--- Entries supplied ---

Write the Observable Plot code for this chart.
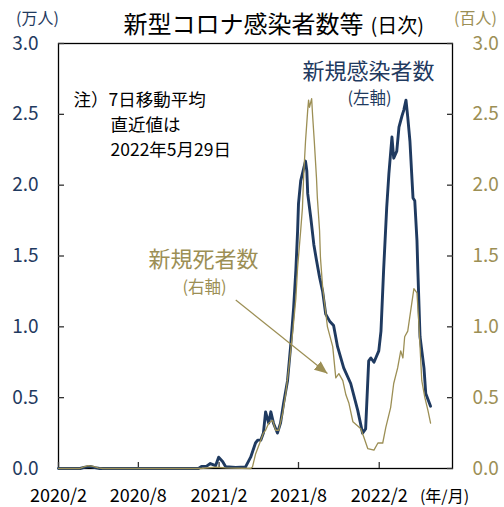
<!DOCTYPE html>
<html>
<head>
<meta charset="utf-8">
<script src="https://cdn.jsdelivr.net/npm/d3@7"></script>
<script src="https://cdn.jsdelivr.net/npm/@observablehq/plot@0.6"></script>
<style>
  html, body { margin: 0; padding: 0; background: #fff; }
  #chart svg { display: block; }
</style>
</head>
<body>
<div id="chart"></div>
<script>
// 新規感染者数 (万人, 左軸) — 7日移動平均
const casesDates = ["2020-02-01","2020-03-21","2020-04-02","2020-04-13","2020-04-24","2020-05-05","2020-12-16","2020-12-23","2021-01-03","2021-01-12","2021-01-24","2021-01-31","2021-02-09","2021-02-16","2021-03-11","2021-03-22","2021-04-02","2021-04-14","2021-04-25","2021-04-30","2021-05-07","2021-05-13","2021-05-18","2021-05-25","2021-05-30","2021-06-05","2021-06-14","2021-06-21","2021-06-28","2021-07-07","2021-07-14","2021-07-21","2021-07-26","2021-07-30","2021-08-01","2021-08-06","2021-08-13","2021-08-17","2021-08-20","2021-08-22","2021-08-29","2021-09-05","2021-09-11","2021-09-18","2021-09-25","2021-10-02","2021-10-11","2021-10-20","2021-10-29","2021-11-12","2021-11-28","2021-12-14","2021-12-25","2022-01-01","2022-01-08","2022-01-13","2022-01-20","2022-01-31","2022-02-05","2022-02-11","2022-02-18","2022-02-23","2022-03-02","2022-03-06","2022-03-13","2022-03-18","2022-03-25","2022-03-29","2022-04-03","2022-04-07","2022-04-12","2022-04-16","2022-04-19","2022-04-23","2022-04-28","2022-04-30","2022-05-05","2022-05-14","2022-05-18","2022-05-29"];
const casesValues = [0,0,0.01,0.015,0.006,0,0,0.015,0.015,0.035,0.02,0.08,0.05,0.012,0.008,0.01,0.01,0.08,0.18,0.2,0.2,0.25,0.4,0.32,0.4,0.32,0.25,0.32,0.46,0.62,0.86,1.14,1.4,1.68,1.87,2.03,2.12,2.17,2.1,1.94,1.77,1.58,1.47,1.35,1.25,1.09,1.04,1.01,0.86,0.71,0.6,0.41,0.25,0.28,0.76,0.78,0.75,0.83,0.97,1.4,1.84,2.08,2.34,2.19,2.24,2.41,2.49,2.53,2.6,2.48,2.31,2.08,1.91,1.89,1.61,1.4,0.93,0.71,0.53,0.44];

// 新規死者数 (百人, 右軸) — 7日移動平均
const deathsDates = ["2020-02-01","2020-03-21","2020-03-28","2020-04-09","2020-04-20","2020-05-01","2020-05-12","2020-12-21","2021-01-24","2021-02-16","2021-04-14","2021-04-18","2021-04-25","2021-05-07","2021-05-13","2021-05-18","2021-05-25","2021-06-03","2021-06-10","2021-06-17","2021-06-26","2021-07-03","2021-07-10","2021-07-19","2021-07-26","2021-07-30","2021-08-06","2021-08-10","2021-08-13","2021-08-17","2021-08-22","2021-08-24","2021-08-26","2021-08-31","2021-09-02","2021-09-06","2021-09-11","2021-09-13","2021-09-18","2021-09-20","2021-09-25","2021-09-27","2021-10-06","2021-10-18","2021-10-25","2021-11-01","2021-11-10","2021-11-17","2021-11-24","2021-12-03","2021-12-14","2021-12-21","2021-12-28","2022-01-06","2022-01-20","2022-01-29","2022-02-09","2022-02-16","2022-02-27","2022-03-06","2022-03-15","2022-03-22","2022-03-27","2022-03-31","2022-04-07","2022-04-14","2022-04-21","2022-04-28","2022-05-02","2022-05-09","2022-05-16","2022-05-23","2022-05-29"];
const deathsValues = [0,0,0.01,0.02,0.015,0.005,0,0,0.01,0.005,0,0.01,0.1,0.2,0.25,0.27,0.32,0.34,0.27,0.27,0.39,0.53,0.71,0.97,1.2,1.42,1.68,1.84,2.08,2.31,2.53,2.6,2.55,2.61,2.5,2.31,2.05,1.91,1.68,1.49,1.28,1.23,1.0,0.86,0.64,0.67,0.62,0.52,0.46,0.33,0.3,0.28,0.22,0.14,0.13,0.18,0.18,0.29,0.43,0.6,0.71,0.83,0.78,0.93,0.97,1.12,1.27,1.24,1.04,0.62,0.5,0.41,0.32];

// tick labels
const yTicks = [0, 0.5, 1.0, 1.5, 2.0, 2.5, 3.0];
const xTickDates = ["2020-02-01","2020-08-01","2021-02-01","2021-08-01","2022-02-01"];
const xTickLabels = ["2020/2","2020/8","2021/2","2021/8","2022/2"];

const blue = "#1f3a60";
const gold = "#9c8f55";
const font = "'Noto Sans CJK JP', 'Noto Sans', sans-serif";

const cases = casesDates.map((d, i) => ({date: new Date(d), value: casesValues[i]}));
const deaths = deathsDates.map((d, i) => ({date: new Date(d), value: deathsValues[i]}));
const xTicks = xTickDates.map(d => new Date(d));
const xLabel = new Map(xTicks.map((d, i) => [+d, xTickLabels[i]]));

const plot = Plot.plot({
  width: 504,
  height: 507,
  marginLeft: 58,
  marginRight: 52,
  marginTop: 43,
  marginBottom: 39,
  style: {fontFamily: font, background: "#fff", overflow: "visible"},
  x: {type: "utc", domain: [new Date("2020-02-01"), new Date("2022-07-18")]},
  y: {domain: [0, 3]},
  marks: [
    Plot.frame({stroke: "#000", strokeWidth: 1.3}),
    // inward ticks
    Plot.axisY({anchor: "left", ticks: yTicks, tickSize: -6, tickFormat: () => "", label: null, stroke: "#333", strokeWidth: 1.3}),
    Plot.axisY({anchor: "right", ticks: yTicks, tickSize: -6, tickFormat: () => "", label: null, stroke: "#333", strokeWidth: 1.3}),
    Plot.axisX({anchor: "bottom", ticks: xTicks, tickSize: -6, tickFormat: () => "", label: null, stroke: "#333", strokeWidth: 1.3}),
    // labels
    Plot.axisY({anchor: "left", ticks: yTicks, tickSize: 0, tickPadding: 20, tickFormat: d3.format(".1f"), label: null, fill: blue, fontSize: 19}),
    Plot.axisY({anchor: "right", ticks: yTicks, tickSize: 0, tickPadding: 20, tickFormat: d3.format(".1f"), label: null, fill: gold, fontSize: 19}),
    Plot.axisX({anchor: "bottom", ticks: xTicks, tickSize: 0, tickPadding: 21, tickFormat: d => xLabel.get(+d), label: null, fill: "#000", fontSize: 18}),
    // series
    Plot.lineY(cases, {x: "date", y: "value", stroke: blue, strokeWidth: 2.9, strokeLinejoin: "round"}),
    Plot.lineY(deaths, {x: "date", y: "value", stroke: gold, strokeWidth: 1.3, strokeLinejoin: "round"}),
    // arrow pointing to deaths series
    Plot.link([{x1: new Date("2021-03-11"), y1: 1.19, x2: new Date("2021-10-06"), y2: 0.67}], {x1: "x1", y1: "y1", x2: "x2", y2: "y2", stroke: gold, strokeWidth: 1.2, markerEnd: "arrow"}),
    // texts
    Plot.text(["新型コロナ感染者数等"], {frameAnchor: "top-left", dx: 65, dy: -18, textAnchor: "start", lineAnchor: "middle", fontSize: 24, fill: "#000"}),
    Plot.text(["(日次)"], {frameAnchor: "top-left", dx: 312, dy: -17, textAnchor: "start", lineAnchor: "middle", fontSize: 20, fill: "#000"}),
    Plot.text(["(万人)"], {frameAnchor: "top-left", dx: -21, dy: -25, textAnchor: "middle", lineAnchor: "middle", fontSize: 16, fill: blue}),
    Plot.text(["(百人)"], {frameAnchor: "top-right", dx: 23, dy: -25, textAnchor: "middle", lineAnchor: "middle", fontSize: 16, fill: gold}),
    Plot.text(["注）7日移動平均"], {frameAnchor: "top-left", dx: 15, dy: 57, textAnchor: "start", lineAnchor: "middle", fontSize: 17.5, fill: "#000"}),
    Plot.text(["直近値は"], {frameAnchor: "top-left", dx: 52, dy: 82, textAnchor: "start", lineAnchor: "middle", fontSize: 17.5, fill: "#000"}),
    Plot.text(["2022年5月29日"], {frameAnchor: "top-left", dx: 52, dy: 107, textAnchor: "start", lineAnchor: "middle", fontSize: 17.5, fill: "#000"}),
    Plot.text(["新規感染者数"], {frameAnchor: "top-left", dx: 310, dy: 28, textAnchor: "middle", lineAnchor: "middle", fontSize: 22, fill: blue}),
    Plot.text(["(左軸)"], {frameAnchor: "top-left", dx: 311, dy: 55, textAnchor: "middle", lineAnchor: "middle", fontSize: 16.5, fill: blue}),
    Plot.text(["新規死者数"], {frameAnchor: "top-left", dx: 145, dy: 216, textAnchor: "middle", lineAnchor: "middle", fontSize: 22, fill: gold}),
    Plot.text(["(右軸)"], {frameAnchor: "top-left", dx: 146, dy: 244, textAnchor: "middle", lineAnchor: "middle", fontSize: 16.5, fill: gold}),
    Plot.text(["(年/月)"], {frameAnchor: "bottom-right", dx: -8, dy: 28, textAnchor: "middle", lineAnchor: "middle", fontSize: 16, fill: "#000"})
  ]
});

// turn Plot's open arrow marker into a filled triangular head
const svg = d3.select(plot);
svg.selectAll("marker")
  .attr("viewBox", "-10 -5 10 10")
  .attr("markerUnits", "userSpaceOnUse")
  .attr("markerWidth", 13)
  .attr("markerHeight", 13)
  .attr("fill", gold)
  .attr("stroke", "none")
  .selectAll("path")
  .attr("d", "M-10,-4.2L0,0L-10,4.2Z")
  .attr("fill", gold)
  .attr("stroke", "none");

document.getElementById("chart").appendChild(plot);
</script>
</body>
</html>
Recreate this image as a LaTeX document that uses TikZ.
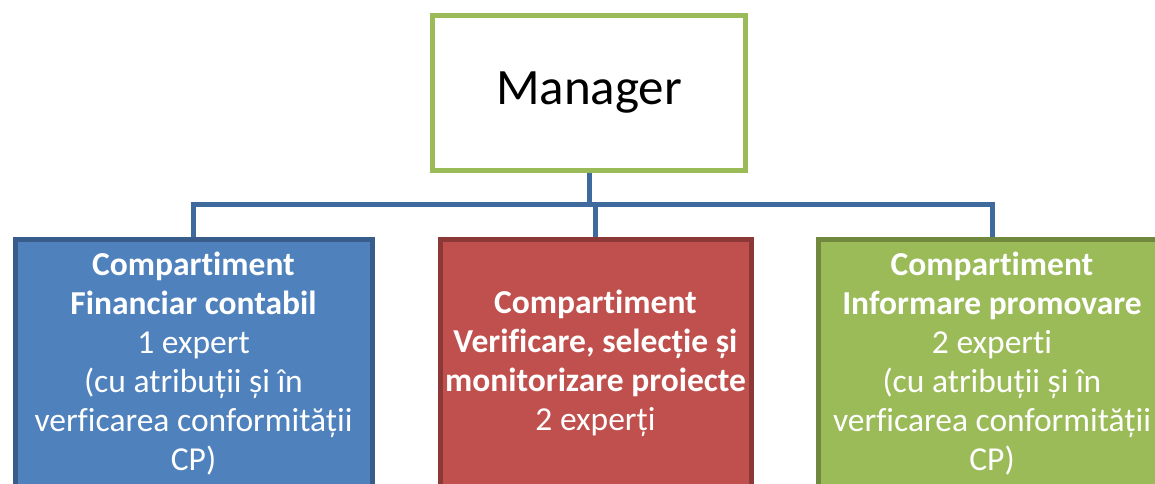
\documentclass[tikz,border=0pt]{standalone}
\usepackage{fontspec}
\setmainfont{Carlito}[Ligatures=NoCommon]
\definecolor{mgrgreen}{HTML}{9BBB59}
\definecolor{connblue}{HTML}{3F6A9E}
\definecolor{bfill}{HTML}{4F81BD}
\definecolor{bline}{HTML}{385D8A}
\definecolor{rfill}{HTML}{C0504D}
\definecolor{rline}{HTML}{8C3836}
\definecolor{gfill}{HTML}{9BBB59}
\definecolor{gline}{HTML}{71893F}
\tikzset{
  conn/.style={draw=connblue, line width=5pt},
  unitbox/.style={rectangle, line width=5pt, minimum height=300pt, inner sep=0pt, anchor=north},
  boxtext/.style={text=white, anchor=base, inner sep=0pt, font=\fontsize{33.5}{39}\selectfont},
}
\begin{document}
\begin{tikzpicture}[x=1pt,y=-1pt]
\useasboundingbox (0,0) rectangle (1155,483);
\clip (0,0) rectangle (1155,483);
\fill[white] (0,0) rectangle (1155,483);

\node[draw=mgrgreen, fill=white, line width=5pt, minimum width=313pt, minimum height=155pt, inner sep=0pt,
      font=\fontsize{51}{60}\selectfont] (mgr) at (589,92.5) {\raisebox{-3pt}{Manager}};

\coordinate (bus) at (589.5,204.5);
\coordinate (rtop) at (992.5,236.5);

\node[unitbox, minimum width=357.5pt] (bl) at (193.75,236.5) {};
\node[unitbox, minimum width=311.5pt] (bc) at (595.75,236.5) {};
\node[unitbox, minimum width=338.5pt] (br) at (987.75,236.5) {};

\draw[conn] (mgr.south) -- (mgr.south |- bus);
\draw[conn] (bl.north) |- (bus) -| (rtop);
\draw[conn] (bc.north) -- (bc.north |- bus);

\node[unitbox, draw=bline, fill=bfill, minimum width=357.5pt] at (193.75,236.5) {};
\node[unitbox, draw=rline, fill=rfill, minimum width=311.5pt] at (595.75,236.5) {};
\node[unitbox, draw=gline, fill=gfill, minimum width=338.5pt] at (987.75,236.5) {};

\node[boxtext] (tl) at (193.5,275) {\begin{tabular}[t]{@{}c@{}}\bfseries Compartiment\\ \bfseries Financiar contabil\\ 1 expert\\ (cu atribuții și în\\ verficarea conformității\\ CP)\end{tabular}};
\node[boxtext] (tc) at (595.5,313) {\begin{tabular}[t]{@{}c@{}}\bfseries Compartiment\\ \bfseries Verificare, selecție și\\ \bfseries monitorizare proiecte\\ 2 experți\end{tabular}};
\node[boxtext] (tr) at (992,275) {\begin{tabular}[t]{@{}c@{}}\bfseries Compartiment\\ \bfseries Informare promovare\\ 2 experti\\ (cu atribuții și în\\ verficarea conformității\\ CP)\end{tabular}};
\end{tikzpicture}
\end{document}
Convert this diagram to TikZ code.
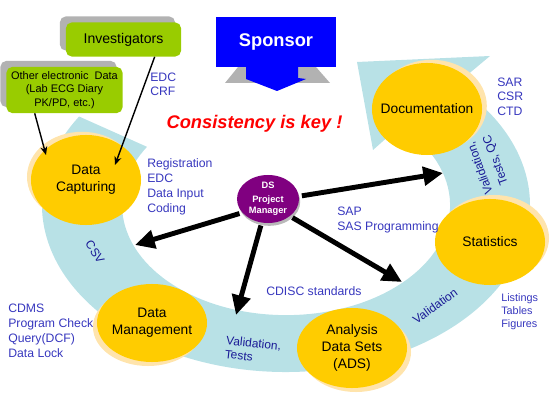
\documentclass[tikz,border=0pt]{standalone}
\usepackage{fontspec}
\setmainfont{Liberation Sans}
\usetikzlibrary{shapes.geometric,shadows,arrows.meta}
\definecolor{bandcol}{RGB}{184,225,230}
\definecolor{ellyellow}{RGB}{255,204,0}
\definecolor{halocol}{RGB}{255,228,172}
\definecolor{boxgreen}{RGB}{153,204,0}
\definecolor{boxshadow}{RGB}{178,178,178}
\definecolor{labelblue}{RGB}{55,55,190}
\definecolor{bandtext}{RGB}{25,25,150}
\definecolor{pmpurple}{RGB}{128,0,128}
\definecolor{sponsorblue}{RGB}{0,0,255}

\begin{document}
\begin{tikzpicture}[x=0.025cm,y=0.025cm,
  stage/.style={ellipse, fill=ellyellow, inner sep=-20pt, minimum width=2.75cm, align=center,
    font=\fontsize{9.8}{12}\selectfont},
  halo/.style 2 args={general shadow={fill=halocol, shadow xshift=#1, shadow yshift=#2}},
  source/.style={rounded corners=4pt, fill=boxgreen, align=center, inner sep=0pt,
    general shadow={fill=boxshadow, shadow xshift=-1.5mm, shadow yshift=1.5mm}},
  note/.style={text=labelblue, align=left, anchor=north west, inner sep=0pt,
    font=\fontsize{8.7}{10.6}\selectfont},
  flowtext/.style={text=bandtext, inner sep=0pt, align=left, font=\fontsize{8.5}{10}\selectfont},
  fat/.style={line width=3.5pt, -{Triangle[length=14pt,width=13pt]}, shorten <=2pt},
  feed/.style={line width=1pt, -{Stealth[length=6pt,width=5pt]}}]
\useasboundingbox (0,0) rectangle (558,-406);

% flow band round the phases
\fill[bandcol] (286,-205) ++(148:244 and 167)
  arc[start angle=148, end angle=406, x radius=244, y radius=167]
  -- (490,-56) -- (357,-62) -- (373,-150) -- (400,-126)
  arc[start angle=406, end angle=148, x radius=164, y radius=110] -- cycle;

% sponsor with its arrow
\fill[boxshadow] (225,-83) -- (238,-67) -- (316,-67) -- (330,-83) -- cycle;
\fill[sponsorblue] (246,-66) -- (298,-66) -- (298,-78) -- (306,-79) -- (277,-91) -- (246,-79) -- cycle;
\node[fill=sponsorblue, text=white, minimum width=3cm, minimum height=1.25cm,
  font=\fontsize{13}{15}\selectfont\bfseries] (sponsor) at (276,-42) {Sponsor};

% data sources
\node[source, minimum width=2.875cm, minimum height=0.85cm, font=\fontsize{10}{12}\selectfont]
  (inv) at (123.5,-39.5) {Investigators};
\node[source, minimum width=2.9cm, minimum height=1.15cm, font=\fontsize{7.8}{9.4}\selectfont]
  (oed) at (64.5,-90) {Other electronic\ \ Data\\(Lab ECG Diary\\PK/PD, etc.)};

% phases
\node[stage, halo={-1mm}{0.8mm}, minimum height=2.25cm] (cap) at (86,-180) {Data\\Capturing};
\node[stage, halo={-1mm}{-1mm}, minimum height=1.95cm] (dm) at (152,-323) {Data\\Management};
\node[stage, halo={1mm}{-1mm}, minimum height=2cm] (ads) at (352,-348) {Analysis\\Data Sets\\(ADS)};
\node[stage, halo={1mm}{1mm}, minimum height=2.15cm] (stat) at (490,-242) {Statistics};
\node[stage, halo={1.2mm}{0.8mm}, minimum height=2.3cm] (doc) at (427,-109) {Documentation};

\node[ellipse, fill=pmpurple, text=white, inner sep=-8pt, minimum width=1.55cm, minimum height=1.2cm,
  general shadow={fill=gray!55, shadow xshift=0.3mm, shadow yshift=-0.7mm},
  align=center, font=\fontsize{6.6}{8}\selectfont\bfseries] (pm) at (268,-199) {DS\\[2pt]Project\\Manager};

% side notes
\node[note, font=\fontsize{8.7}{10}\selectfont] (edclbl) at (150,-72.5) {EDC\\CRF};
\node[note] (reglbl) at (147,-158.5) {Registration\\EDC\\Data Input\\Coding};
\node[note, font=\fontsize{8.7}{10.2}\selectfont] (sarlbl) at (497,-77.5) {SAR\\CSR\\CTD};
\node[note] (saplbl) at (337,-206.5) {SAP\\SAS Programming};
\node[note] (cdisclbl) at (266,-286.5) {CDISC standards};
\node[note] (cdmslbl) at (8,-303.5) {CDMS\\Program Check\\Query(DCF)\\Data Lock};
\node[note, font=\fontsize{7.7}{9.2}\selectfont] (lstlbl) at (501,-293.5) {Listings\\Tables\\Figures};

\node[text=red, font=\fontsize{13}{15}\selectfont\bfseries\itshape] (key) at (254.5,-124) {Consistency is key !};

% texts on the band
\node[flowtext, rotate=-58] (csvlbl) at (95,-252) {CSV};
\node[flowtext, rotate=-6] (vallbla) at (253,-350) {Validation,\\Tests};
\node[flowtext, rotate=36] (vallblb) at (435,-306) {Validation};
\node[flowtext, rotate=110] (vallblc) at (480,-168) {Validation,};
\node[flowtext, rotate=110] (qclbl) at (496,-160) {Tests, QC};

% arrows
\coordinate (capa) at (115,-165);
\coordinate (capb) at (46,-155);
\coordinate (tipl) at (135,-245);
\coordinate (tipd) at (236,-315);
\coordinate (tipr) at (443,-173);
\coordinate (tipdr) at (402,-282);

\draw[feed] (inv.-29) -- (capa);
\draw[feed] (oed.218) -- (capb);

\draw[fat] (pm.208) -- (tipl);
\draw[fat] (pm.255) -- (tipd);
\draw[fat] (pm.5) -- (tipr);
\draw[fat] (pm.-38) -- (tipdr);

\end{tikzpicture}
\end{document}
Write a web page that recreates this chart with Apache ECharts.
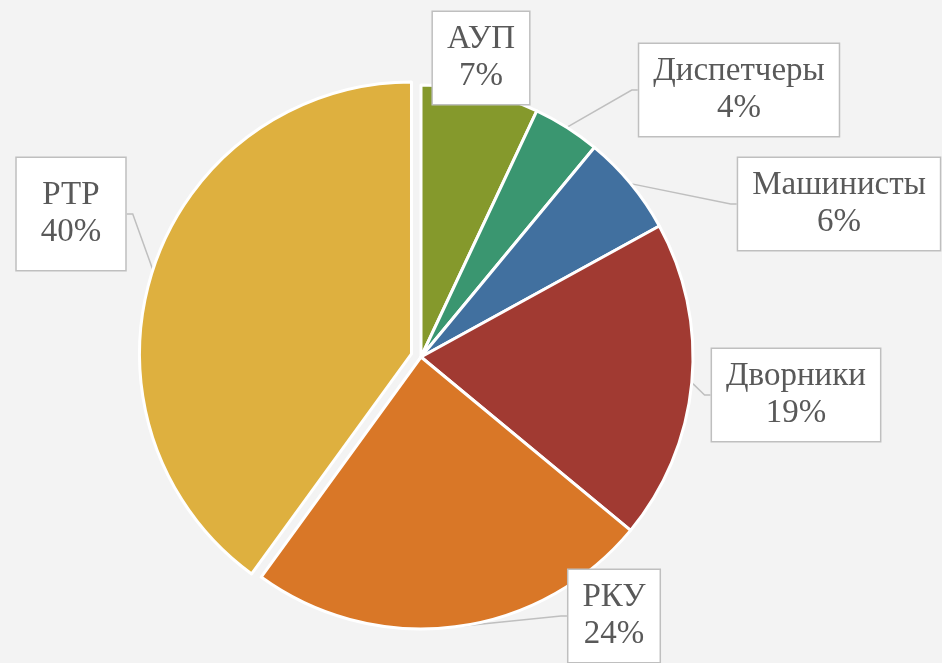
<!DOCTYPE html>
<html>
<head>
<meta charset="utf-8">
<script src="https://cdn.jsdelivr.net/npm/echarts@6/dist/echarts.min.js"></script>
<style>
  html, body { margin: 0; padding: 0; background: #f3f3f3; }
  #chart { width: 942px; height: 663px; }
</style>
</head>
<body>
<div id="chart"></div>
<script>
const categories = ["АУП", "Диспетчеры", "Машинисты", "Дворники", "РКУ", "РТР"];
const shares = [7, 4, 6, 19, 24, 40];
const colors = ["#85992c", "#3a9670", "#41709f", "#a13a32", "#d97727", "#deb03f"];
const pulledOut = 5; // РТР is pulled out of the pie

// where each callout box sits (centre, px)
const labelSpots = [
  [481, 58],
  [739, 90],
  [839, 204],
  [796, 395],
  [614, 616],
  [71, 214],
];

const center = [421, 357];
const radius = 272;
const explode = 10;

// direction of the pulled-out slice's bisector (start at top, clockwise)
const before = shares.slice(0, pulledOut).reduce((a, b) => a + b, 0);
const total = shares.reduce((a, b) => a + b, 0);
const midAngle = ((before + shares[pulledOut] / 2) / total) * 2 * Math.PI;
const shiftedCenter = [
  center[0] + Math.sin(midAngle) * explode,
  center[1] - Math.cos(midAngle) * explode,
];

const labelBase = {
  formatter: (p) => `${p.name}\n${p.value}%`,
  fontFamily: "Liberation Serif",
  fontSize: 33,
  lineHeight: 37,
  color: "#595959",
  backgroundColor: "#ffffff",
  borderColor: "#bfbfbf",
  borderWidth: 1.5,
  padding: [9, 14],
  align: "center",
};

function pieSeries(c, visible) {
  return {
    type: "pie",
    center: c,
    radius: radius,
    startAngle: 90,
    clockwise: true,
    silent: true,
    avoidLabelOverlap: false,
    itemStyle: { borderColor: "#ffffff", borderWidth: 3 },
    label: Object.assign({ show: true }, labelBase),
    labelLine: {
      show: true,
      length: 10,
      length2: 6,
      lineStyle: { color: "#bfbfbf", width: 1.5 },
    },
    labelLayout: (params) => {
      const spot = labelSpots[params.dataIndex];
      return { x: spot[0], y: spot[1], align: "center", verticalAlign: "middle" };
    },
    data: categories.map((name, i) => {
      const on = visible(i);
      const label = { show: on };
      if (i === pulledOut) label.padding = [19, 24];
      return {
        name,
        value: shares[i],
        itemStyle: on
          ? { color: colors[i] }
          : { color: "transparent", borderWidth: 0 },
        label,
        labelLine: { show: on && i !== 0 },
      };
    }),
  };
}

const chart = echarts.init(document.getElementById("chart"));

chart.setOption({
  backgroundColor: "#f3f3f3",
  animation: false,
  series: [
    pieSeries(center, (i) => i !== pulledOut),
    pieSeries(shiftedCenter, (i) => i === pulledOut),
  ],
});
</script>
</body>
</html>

---

Each line that holds the word "with" should be extracted from the records.

Solution for this exercise →
% sponsor with its arrow
Write a web page that recreates this chart with Apache ECharts.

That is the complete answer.